The social media company said its shift towards a self-serve model for advertisers was paying off and blamed a redesign of its app for denting user numbers. Still, analysts expressed concern that advertisers and users prefer Facebook Inc's Instagram app over Snapchat.
Snap picked up a big backer in Saudi Arabia's Prince Alwaleed bin Talal, who announced soon after the second-quarter results he had bought a 2.3 percent stake for $250 million in May. He said in a statement Snap had just begun to "scratch the surface of its true potential."
Shares in Snap were flat in after-hours trading following volatility that saw them fall briefly before surging more than 12 percent.
The company has shifted over the last year to primarily selling ads through self-service, automated auctions rather than direct sales. That has come at the cost of the premium feel Snap had tried to ascribe to its ads, but given overall sales a jolt by attracting more advertisers.
Snap has been able to boost sales volumes by competing with bigger services on price. Prices fell 9 percent in the second quarter compared with the previous quarter and 52 percent from a year ago.
"It gives an incredible opportunity for advertisers to come and win on our platform," Chief Strategy Officer Imran Khan told analysts on a webcast on Tuesday.
With self-service ads, Snap has been able to grow revenue in regions such as Australia and the Middle East, where direct sales efforts are more limited and advertisers have few other options to market to its mainly 18-34-year-old users.
Snap also has been redesigning its app to encourage users to interact with more of its ad-supported videos.
Its global revenue was $262 million in the second quarter, beating the Thomson Reuters I/B/E/S estimate of $250.43 million, as average revenue per user surged to $1.40 from $1.05 a year ago.
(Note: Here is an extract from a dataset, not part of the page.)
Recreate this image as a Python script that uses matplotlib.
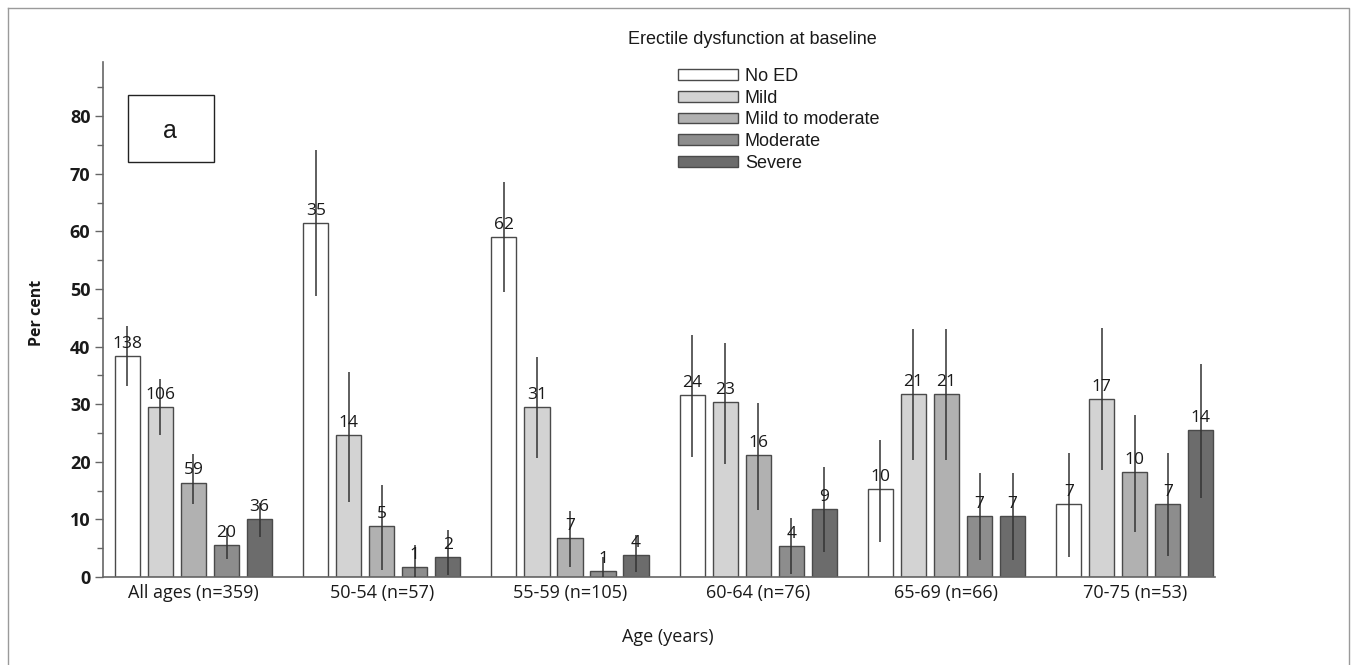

Snap forecast third-quarter sales of $265 million to $290 million, up 27 percent to 39 percent from a year earlier, compared with 44 percent revenue growth in the second quarter.
Daily Snapchat users fell to 188 million in the second quarter from 191 million in the prior quarter. Snap had never before logged a quarterly drop in daily users, according to data it has released going back to 2014.